Home. It’s a strange word when you’ve been gone from it for even as short a time as 5 weeks. Sometimes it’s a good feeling to be home, sometimes it’s not. More often than not, it’s bittersweet. Honestly, that’s how it is for me.
It’s nice to come home to my family and friends, but I will miss almost everything about living in another country. For me the word home meant my dorm in Worcester College.
The day I returned home I called England home. Living in another place gives you a connection to it that just visiting never will. By the time it ends, you won’t feel like a tourist, you’ll feel like you belong.
I do feel different. I feel slightly disconnected from my own friends and family. I feel even more disconnected from my city and where I’ve lived for a long time. It doesn’t feel real at first. You expect to wake up in the bed you’ve been sleeping in for over a month. Then you realize you’re not going back, and you feel sad about it. You will appreciate some things about America more, and you will learn just how much you loved the culture you left behind. It changes you, for better or worse.

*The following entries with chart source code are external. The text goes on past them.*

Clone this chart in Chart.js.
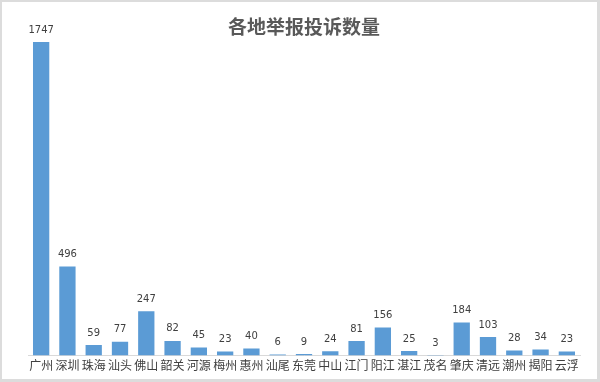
<!DOCTYPE html>
<html>
<head>
<meta charset="utf-8">
<script src="https://cdn.jsdelivr.net/npm/chart.js@4/dist/chart.umd.min.js"></script>
<style>
  html, body { margin: 0; padding: 0; background: #dcdcdc; }
  #wrap { position: absolute; left: 2px; top: 2px; width: 595px; height: 377px; background: #ffffff; }
  canvas { display: block; }
</style>
</head>
<body>
<div id="wrap"><canvas id="c" width="595" height="377"></canvas></div>
<script>
const cities = ['广州','深圳','珠海','汕头','佛山','韶关','河源','梅州','惠州','汕尾','东莞','中山','江门','阳江','湛江','茂名','肇庆','清远','潮州','揭阳','云浮'];
const counts = [1747, 496, 59, 77, 247, 82, 45, 23, 40, 6, 9, 24, 81, 156, 25, 3, 184, 103, 28, 34, 23];
const chartTitle = '各地举报投诉数量';

// Writes each bar's value just above it
const valueLabels = {
  id: 'valueLabels',
  afterDatasetsDraw(chart) {
    const ctx = chart.ctx;
    const meta = chart.getDatasetMeta(0);
    ctx.save();
    ctx.font = '10px "DejaVu Sans", sans-serif';
    ctx.fillStyle = '#404040';
    ctx.textAlign = 'center';
    ctx.textBaseline = 'bottom';
    meta.data.forEach((bar, i) => {
      ctx.fillText(String(counts[i]), bar.x, bar.y - 7);
    });
    ctx.restore();
  }
};

new Chart(document.getElementById('c'), {
  type: 'bar',
  data: {
    labels: cities,
    datasets: [{
      data: counts,
      backgroundColor: '#5b9bd5',
      borderWidth: 0,
      barPercentage: 0.62,
      categoryPercentage: 1.0
    }]
  },
  options: {
    responsive: false,
    animation: false,
    layout: { padding: { left: 26, right: 17, top: 0, bottom: 3 } },
    plugins: {
      legend: { display: false },
      tooltip: { enabled: false },
      title: {
        display: true,
        text: chartTitle,
        color: '#595959',
        font: { family: '"Noto Sans CJK SC", sans-serif', size: 19, weight: 'bold' },
        padding: { top: 13, bottom: 0 }
      }
    },
    scales: {
      x: {
        grid: { display: false, drawTicks: false },
        border: { display: true, color: '#d9d9d9', width: 1 },
        ticks: {
          color: '#404040',
          font: { family: '"Noto Sans CJK SC", sans-serif', size: 12 },
          maxRotation: 0, minRotation: 0, autoSkip: false, padding: 3
        }
      },
      y: {
        display: false,
        min: 0,
        max: 1770
      }
    }
  },
  plugins: [valueLabels]
});
</script>
</body>
</html>
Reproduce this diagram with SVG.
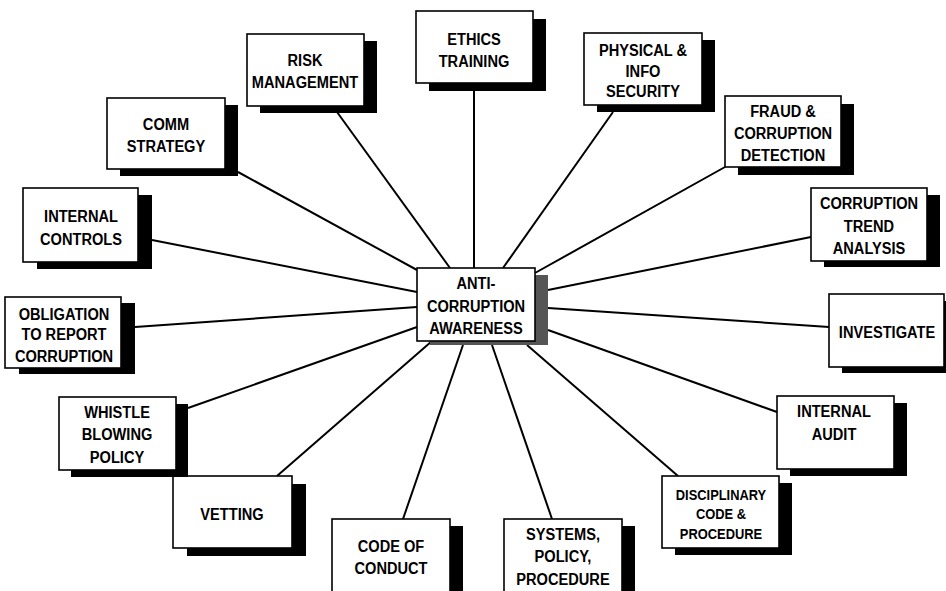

Honestly, English culture as a whole is not that hard to get used to, except perhaps for some of the public transportation. Coming home was familiar but even so there was something alien about it. The food is what bothered me the most upon return. Everyone said English food wasn’t that good but I found it was delicious. On my return American food just wasn’t the same.
The heat also got to me. It was rough returning to 100 degrees when I had been used to 65 on average. It was one of the hardest things about returning.
The best advice I have for future students is go. Apply for scholarships, financial aid, what have you, but go. Take the time, go out of your comfort zone and go. Pack light because you’ll want to bring everything home. Be prepared for the weather, research places you want to visit while there, but go. You’ll never regret it.